We can use this localization mechanism to navigate robots across the surface. Specifically, if all robots have known positions, a single robot can move to a target position by constantly emitting chirps and using triangulation to obtain the current position. The robots start out inside the base station, and they use the 2D localization mechanism to maneuver around the base station and outwards along equally-partitioned angles. While moving outwards, they use a pair of proximity-sensing photointerruptors to avoid falling off of edges and their IMU to detect collisions with objects.

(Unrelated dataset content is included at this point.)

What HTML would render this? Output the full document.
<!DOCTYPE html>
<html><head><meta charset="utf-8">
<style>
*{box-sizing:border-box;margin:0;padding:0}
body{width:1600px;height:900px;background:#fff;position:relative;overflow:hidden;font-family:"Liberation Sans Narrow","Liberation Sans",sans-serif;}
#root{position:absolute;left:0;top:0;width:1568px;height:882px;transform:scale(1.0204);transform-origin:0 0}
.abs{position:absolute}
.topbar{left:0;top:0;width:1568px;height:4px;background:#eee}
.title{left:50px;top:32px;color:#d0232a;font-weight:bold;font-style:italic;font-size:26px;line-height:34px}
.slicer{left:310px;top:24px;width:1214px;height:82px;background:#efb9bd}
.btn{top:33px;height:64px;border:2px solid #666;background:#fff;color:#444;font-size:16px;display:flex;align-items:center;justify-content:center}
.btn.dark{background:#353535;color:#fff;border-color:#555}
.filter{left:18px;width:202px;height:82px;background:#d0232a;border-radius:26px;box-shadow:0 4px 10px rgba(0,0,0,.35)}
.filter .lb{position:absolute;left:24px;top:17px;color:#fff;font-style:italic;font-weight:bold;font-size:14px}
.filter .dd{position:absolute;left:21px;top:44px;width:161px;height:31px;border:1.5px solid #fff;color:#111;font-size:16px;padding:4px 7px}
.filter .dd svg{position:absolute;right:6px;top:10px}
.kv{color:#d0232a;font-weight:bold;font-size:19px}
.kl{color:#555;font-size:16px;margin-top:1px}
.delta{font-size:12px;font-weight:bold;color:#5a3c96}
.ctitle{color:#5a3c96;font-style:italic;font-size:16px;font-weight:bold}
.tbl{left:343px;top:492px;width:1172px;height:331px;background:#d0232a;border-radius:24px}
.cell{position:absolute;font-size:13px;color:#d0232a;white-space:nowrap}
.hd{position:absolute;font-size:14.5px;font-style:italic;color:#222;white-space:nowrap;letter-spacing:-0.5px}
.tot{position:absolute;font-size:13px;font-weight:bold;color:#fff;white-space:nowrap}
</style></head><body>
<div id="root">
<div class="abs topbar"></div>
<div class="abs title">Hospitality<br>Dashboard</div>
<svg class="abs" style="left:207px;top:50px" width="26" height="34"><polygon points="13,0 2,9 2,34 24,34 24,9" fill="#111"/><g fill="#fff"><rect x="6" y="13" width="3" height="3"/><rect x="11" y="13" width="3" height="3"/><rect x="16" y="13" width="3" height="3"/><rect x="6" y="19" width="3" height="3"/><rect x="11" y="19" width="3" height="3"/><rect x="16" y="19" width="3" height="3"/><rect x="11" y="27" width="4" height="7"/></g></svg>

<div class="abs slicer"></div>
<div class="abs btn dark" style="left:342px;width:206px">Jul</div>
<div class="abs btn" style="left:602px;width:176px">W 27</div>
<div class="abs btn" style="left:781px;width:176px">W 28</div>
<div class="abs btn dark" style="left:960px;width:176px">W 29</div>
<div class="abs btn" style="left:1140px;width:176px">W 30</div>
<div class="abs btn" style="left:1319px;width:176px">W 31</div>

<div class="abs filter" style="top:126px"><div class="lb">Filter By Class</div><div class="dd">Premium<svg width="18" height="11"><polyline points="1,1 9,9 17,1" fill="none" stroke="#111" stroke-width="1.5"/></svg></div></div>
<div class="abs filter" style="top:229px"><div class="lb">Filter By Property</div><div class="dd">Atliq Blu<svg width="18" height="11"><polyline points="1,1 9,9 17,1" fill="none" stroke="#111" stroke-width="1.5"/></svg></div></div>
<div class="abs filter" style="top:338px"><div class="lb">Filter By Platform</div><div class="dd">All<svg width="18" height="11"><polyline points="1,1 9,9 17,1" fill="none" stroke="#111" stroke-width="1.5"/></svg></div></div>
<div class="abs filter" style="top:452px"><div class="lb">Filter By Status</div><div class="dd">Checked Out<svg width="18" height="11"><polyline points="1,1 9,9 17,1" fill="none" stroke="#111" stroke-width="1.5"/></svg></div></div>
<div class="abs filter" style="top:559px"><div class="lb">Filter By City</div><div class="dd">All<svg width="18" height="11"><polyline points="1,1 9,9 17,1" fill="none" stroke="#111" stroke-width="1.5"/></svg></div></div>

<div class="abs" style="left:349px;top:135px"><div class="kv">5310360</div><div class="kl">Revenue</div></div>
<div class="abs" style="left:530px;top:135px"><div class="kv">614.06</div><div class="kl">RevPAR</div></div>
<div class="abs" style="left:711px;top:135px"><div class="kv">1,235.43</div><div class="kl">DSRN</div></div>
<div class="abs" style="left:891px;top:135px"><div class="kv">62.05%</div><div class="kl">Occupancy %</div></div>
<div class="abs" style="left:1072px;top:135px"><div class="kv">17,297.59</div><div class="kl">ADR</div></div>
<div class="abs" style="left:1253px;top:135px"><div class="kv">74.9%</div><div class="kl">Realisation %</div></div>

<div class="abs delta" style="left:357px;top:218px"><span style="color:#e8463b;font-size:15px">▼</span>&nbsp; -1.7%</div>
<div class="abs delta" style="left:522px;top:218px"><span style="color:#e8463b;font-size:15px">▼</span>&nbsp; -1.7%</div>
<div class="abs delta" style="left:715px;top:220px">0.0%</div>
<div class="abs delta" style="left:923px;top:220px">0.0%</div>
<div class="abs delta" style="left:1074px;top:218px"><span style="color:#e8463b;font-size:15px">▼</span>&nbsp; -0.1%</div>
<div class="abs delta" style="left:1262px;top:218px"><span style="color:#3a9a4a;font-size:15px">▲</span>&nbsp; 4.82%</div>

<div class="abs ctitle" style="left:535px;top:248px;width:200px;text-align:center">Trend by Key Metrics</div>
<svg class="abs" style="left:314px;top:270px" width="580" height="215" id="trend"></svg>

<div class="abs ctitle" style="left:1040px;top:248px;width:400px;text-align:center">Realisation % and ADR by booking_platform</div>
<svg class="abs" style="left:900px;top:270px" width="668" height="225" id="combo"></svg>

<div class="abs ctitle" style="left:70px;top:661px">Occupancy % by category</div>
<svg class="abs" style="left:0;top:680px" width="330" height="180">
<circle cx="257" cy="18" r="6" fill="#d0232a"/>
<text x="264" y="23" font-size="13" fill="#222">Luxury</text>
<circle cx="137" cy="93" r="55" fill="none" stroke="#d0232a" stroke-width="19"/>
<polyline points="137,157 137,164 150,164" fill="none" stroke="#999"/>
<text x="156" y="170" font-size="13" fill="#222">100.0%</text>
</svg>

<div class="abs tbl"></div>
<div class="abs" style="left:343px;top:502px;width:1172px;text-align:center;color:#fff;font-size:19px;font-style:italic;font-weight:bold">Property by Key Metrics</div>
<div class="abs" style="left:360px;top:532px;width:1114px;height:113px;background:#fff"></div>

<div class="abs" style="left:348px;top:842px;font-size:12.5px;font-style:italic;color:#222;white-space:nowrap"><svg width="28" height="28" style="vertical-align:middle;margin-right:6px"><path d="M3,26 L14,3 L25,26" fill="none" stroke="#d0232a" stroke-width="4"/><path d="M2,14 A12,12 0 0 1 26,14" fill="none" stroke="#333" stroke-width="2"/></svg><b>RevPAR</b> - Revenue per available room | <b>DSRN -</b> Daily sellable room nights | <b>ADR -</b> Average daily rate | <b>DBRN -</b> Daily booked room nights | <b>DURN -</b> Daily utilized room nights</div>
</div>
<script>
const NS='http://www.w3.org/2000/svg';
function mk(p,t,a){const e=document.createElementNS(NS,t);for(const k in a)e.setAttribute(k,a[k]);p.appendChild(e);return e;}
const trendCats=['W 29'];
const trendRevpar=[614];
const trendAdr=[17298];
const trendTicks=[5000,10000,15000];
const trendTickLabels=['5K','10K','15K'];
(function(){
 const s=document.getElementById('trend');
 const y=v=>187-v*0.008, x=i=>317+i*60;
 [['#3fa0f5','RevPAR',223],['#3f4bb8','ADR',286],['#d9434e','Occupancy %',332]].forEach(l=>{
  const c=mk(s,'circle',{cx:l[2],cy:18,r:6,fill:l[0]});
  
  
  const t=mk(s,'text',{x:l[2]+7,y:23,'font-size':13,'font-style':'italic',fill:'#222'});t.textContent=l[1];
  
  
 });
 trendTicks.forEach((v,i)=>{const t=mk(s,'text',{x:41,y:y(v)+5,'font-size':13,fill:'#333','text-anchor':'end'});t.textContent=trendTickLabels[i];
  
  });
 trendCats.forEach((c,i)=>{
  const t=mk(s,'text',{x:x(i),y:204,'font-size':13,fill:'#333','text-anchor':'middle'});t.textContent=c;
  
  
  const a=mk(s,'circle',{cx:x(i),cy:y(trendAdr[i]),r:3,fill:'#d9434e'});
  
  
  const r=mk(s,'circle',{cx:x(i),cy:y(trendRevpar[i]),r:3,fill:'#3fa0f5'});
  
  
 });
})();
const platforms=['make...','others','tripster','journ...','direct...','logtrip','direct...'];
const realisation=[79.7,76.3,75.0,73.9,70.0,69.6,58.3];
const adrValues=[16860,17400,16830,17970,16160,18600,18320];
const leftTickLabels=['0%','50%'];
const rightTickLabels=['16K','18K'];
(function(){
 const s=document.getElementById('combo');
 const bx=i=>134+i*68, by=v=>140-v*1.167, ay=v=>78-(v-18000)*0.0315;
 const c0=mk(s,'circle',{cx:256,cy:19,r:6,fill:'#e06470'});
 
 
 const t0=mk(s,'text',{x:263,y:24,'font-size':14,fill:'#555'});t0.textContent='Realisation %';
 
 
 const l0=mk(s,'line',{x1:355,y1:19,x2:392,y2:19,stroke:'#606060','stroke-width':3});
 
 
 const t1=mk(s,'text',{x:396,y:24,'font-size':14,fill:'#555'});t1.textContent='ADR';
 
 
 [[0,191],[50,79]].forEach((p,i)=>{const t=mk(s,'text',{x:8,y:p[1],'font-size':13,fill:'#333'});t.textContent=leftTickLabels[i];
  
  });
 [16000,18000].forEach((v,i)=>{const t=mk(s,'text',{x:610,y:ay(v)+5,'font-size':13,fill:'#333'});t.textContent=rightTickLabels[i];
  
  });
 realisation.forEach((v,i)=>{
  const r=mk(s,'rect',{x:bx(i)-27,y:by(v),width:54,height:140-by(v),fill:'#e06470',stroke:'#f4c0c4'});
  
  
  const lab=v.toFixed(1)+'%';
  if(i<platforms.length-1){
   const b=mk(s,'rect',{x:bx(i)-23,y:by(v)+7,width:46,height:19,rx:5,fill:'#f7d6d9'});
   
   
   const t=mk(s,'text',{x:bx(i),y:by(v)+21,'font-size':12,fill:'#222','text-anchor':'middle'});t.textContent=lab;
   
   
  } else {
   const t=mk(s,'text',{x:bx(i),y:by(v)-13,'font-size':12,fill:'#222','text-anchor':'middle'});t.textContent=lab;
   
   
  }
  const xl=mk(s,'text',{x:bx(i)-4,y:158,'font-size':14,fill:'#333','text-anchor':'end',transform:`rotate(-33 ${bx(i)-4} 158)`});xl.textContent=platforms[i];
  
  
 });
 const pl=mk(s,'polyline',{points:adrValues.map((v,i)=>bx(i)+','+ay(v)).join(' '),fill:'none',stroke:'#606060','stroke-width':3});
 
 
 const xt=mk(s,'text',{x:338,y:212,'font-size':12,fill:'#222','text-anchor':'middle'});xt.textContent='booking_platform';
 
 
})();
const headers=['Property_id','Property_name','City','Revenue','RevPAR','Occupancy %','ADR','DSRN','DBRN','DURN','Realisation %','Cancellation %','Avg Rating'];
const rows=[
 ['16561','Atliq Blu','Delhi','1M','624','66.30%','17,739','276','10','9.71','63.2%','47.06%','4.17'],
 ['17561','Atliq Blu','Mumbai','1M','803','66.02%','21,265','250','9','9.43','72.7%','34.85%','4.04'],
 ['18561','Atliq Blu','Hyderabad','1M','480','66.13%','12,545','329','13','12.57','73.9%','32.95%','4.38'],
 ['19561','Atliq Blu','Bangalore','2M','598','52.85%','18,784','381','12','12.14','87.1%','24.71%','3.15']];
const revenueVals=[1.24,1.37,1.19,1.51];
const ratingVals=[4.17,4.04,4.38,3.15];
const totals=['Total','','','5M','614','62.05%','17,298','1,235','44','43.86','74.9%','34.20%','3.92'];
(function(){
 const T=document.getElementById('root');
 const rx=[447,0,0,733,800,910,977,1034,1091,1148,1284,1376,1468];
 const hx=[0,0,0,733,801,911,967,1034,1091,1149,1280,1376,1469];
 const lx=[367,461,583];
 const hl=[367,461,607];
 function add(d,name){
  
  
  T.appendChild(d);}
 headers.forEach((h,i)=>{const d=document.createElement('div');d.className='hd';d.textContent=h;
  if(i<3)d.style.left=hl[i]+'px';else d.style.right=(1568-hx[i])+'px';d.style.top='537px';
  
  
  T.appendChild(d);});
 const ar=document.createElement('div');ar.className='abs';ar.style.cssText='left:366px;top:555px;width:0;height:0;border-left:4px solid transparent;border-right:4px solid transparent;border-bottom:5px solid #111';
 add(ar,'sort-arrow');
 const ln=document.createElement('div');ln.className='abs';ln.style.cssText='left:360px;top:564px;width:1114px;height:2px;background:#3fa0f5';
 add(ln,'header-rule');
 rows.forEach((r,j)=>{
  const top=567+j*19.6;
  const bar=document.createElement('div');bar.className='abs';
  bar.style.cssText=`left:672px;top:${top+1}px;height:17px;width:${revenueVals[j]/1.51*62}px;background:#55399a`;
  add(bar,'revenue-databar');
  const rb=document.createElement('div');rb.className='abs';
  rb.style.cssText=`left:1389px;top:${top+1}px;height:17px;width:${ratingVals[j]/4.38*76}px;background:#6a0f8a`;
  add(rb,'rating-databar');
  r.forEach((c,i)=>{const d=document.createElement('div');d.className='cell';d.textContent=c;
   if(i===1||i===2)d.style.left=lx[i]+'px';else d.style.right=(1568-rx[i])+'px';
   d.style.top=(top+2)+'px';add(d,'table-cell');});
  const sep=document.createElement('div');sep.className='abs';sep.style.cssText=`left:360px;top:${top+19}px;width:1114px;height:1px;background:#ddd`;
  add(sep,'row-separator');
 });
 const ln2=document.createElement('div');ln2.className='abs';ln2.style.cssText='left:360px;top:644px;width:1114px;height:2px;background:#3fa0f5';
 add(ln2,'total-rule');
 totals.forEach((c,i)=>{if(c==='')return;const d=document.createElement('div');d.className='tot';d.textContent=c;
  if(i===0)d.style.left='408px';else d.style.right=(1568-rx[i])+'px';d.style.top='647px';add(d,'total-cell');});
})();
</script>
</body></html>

To return to the base station, they once again localize themselves, and move back to the base station entry. Once there, they perform a small “dance” to calibrate their current rotation estimate using the acoustic positioning mechanism, and enter the base station from its entry ramp. Finally, they use their photointerruptors to dock and conclude their excursion.
Bigger Picture
The acoustic swarm gives us a platform with which we can deploy various exciting distributed sensing applications in common, cluttered environments. For example, we can use the microphones on the robots to form a giant distributed microphone array with known microphone locations. This setup, which would autonomously deploy and retract, can be used to enable new applications such as speaker localization and/or separation. Alternatively, one could also leverage the speakers on these robots as a large, distributed speaker array, opening up new possibilities in personalized sound zones, or dividing up areas in a room, such that listeners in different areas hear different sounds.
Additionally, the mobility of the robots also offers interesting implications. Specifically, different acoustic scenarios may require a different microphone arrangement to be used optimally. Thus, such a dynamic microphone array could potentially automatically reconfigure itself to optimize its shape on-the-fly to the given information about the current setting, such as the speaker locations or the room acoustic profile.